En 1962, Simone Weil escribió, en ‘El poder de las palabras’, que “pocos absurdos colectivos han resultado más asesinos que la oposición entre fascismo y comunismo”. Para la pensadora, “esta oposición llevó a la guerra en el culmen de la atrofia intelectual, pues ambos representan posturas sociales y políticas casi idénticas”. Supongo que se refiere al autoritarismo, la idea de que existe una sola verdad y que quien no la comparta merece un castigo por ser un traidor a la patria.
Así, escrito, suena casi chistoso y, sin embargo, mucho se parece al mundo en que vivimos. Da igual si me refiero a Colombia, Venezuela, el Estados Unidos de Trump o Rusia. Tanto en los líderes que se ubican en un extremo como en el otro, el subtexto es que el Estado controle la vida social del individuo, la cohesione. Y también decide con frecuencia que el uso de la violencia contra un contradictor externo o interno es legítimo y la usa sin más, sin que haya amenaza o peligro válido que la justifique.
Cada vez es más usual en el mundo de hoy que los aparatos políticos operen de manera partidaria, no pensando en el bienestar de la mayoría, sino en el de quienes hacen parte de su “equipo”. Y, en esa misma lógica, el opuesto, el contrario, la Bestia del Apocalipsis, es siempre el otro. Da entonces igual qué está en juego, lo importante pasa a ser ganar. Como en la guerra de Troya, a la que también se refiere Weil en este ensayo, en la cual durante diez años de masacres lo de menos era Helena, a pesar de que en principio peleaban por ella. El problema es cuando el peso, el valor, el poder del Estado pasa a medirse en su capacidad para imponer su fuerza. Eso y no otra cosa es lo que está intentando Putin en Rusia, probar su superioridad, para qué, no tiene importancia. Maldad, narcisismo, bombas, armas nucleares, amenazas, muerte, en fin, la estupidez. También el gobierno de Netanyahu sigue asesinando inocentes sin tregua, sin explicación ni clemencia. Y ahora juega con extender el conflicto mientras la vida de los rehenes en manos de Hamás pasó a segundo plano.
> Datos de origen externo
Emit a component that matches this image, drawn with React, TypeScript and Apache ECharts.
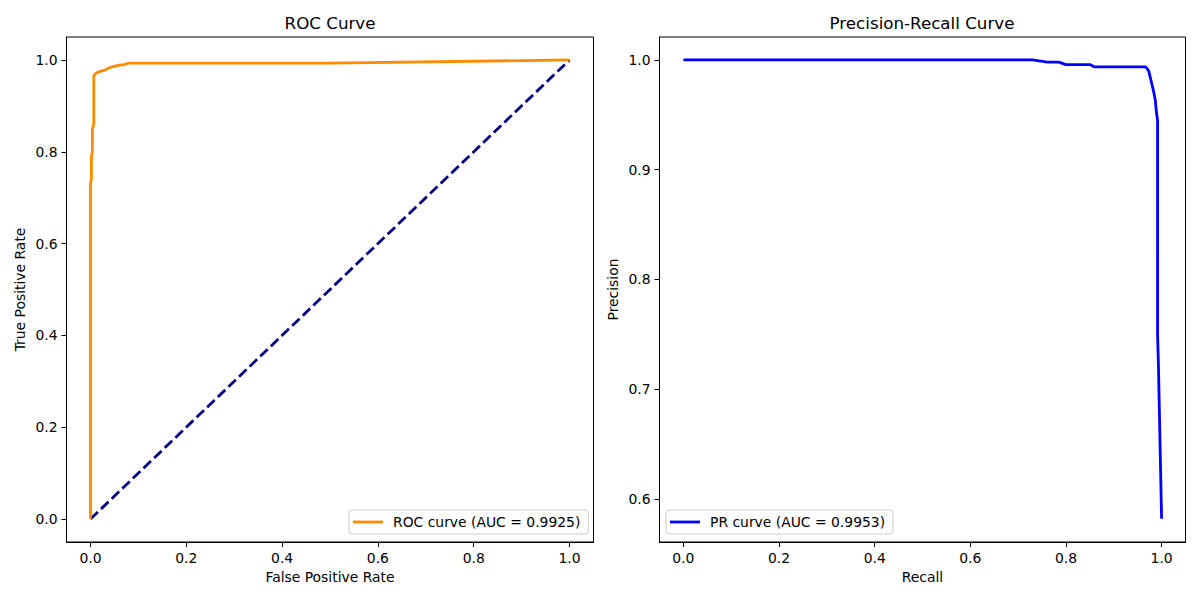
import React, { useEffect, useRef } from "react";
import * as echarts from "echarts";

const rocFpr = [0, 0, 0.002, 0.002, 0.004, 0.004, 0.007, 0.007, 0.01, 0.017, 0.03, 0.042, 0.058, 0.07, 0.08, 0.5, 1.0];
const rocTpr = [0, 0.73, 0.74, 0.79, 0.8, 0.85, 0.86, 0.965, 0.97, 0.974, 0.978, 0.984, 0.988, 0.99, 0.993, 0.993, 1.0];

const prRecall = [0, 0.73, 0.761, 0.785, 0.8, 0.851, 0.86, 0.967, 0.973, 0.978, 0.983, 0.987, 0.989, 0.9916, 0.9916, 0.9935, 1.0];
const prPrecision = [1.0, 1.0, 0.998, 0.998, 0.9957, 0.9957, 0.9936, 0.9936, 0.99, 0.981, 0.972, 0.963, 0.953, 0.945, 0.75, 0.72, 0.582];

const diagX = [0, 1];
const diagY = [0, 1];

const xTicks = [0, 0.2, 0.4, 0.6, 0.8, 1.0];
const rocYTicks = [0, 0.2, 0.4, 0.6, 0.8, 1.0];
const prYTicks = [0.6, 0.7, 0.8, 0.9, 1.0];

const rocLabel = "ROC curve (AUC = 0.9925)";
const prLabel = "PR curve (AUC = 0.9953)";

const FONT = "DejaVu Sans";
const TICK = 13.9;

function zip(a: number[], b: number[]) {
  return a.map((v, i) => [v, b[i]]);
}

function axis(gridIndex: number, min: number, max: number, ticks: number[], name: string, isX: boolean) {
  return {
    type: "value",
    gridIndex,
    min,
    max,
    name,
    nameLocation: "middle",
    nameGap: isX ? 27 : 40,
    nameTextStyle: { fontFamily: FONT, fontSize: TICK, color: "#000" },
    axisLine: { show: true, onZero: false, lineStyle: { color: "#000", width: 1 } },
    axisTick: { show: true, inside: false, length: 5, customValues: ticks, lineStyle: { color: "#000", width: 1 } },
    axisLabel: {
      show: true,
      margin: 9,
      customValues: ticks,
      formatter: (v: number) => v.toFixed(1),
      fontFamily: FONT,
      fontSize: TICK,
      color: "#000",
    },
    splitLine: { show: false },
  };
}

export default function App() {
  const ref = useRef<HTMLDivElement>(null);
  useEffect(() => {
    document.body.style.margin = "0";
    const chart = echarts.init(ref.current!, undefined, { renderer: "svg" });
    const legendCommon = {
      orient: "horizontal",
      itemWidth: 30,
      itemHeight: 2.8,
      icon: "rect",
      padding: [5, 8, 5, 4],
      borderColor: "#cccccc",
      borderWidth: 1,
      borderRadius: 3,
      backgroundColor: "rgba(255,255,255,0.8)",
      textStyle: { fontFamily: FONT, fontSize: TICK, color: "#000", padding: [0, 0, 0, 5] },
      selectedMode: false,
    };
    chart.setOption({
      animation: false,
      backgroundColor: "#fff",
      grid: [
        { left: 66.5, top: 37, width: 527, height: 505, show: true, borderColor: "#000", borderWidth: 1, backgroundColor: "transparent" },
        { left: 659.5, top: 37, width: 526, height: 505, show: true, borderColor: "#000", borderWidth: 1, backgroundColor: "transparent" },
      ],
      xAxis: [
        axis(0, -0.05, 1.05, xTicks, "False Positive Rate", true),
        axis(1, -0.05, 1.05, xTicks, "Recall", true),
      ],
      yAxis: [
        axis(0, -0.05, 1.05, rocYTicks, "True Positive Rate", false),
        axis(1, 0.5608, 1.0209, prYTicks, "Precision", false),
      ],
      legend: [
        { ...legendCommon, data: [rocLabel], left: 349, top: 510 },
        { ...legendCommon, data: [prLabel], left: 666, top: 510 },
      ],
      graphic: [
        { type: "text", x: 330, y: 23, style: { text: "ROC Curve", fontFamily: FONT, fontSize: 16.7, fill: "#000", textAlign: "center", textVerticalAlign: "middle" } },
        { type: "text", x: 922, y: 23, style: { text: "Precision-Recall Curve", fontFamily: FONT, fontSize: 16.7, fill: "#000", textAlign: "center", textVerticalAlign: "middle" } },
      ],
      series: [
        {
          type: "line",
          name: "diagonal",
          xAxisIndex: 0,
          yAxisIndex: 0,
          data: zip(diagX, diagY),
          showSymbol: false,
          symbol: "none",
          lineStyle: { color: "#000080", width: 2.8, type: [10.3, 4.4] },
        },
        {
          type: "line",
          name: rocLabel,
          xAxisIndex: 0,
          yAxisIndex: 0,
          data: zip(rocFpr, rocTpr),
          showSymbol: false,
          symbol: "none",
          lineStyle: { color: "#ff8c00", width: 2.8 },
          itemStyle: { color: "#ff8c00" },
        },
        {
          type: "line",
          name: prLabel,
          xAxisIndex: 1,
          yAxisIndex: 1,
          data: zip(prRecall, prPrecision),
          showSymbol: false,
          symbol: "none",
          lineStyle: { color: "#0000ff", width: 2.8 },
          itemStyle: { color: "#0000ff" },
        },
      ],
    });
    return () => chart.dispose();
  }, []);
  return <div ref={ref} style={{ width: 1200, height: 600 }} />;
}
Tanto en los líderes que se ubican en un extremo como en el otro, el subtexto es que el Estado controle la vida social del individuo, la cohesione
Al final, todos en el mundo tenemos unas ideas, unos valores, digamos, unas creencias, también unos cuantos prejuicios. El problema es cuando los adherimos a un colectivo cuyo pegamento está hecho de odio y resentimiento, en el cual la pasión que nos une a ese colectivo se robustece en cada batalla ganada contra un supuesto adversario. En nombre de la hinchada a la que nos sumamos se cometen injusticias que no vemos como tales porque quienes las cometen “son de los nuestros”. Me sorprende hasta dónde la destrucción, la violencia programada y el sacrificio sin un objetivo que pueda ser siquiera enunciado como algo defendible moralmente crecen en el mundo a una velocidad aún mayor que las pantallas. Y me da mucho miedo. Miedo en general, un miedo no definido, así como no es definido por qué siguen asesinando inocentes en Gaza o en Ucrania.
Y es que a quién no le gusta ganar. Ganar un argumento, un premio, un juego de ‘Risk’. El problema es cuando esa adrenalina del jugador narciso que solo ve la meta, pero olvida el propósito del juego, las reglas, las consecuencias, nos va contagiando a todos como una lepra. Como una gangrena, el hambre de dominación y poder nos impide ver, nos impide oír, nos impide reconocer la humanidad herida en otra persona si esta es de un bando contrario al propio. Porque también la empatía pasa a ser selectiva, a atrincherarse, a velarse ante el dolor de quienes no ven el mundo con nuestros mismos lentes. En el camino del poderoso, a menudo se pierde de vista el ideal que en un principio motivó su odisea mientras sigue adelante engordándose de riqueza y absolutismo, ya sin norte ni sustancia. Pasaba hace más de un siglo, hace sesenta años y está pasando ahora mismo.